4. Tenha sempre o material organizado e a mão
Estamos falando de algumas dezenas de horas de montagens meticulosas. O bom montador não quer perder mais algumas delas em busca do alicate certo que ele tinha certeza que havia deixado na terceira gaveta. Ou seria na segunda?
5. Destine uma grana mensal para o hobby
Ao entrar nesse mundo, você vai ter tentações de tempos em tempos de fazer pequenas loucuras financeiras para adquirir um kit. Melhor se reconhecer como um modelista e destinar valores fixos periodicamente ao hobby e, assim, gastar sem culpa ou exageros.
6. Respeite a divisão do seu tempo
A maior dificuldade de um modelista é saber dividir suas 24 horas entre o hobby, o trabalho e a família. Respeite o tempo previamente definido para se dedicar ao modelismo para que a sua família também respeite o tempo destinado para o seu hobby.
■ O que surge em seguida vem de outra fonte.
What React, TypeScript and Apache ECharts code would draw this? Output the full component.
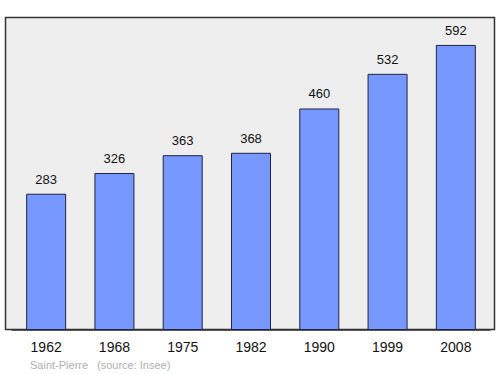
import React, { useEffect, useRef } from "react";
import * as echarts from "echarts";

const years = ["1962", "1968", "1975", "1982", "1990", "1999", "2008"];
const population = [283, 326, 363, 368, 460, 532, 592];
const townName = "Saint-Pierre";
const sourceText = "(source: Insee)";

export default function App() {
  const ref = useRef<HTMLDivElement>(null);
  useEffect(() => {
    const chart = echarts.init(ref.current!, null, { renderer: "svg" });
    chart.setOption({
      animation: false,
      textStyle: { fontFamily: "Liberation Sans, Arial, sans-serif" },
      graphic: [
        {
          type: "rect",
          z: -10,
          shape: { x: 5.5, y: 17.5, width: 489, height: 312 },
          style: { fill: "#eeeeee", stroke: "#333333", lineWidth: 1.5 },
        },
        {
          type: "text",
          left: 30,
          top: 359,
          style: { text: townName, fill: "#b0b0b0", font: "11px Liberation Sans, Arial, sans-serif" },
        },
        {
          type: "text",
          left: 97,
          top: 359,
          style: { text: sourceText, fill: "#b0b0b0", font: "11px Liberation Sans, Arial, sans-serif" },
        },
      ],
      grid: { left: 12, right: 10, top: 17, bottom: 44 },
      xAxis: {
        type: "category",
        data: years,
        axisLine: { show: true, lineStyle: { color: "#333333", width: 1.5 } },
        axisTick: { show: false },
        axisLabel: { color: "#111111", fontSize: 14, margin: 10 },
      },
      yAxis: {
        type: "value",
        min: 0,
        max: 650,
        show: false,
        splitLine: { show: false },
      },
      series: [
        {
          type: "bar",
          data: population,
          barWidth: 40,
          itemStyle: { color: "#7799ff", borderColor: "#222244", borderWidth: 1 },
          label: {
            show: true,
            position: "top",
            distance: 8,
            color: "#111111",
            fontSize: 13,
          },
        },
      ],
    });
    return () => chart.dispose();
  }, []);
  return <div ref={ref} style={{ width: 500, height: 374, position: "absolute", left: 0, top: 0 }} />;
}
7. Mantenha os inimigos longe
Eles podem estar em sua própria casa. Mantenha sobrinhos curiosos, animais de estimação bisbilhoteiros e faxineiras proativas longe da sua bancada. Em exposições, tome mais cuidado com adultos do que com crianças, eles respeitam menos a sinalização de "não tocar."
8. Não se torne um "colecionador de caixas"
Esse é um termo cunhado pelos próprios modelistas para definir quem compra muitos kits e conclui poucos ou nenhum deles, por se entediar de um projeto e partir para outro. É normal trabalhar em mais de um projeto ao mesmo tempo, mas não em 17.
9. Mostre os seus trabalhos
Há uma série de modelistas escondidos por aí, com vergonha de expor o hobby aos amigos e menos ainda a quem manja mais do trabalho. Sair da toca faz bem para desenvolver novas técnicas com a ajuda de outros modelistas e, principalmente, para fazer amigos.
10. Seja generoso com os jovens
Maneire nas críticas às montagens de quem está começando. Incentive e ensine em vez de criticar um novato. Além de o plastimodelismo ganhar novos e mais seguros adeptos, isso ajuda a rejuvenescer a idade média dos praticantes.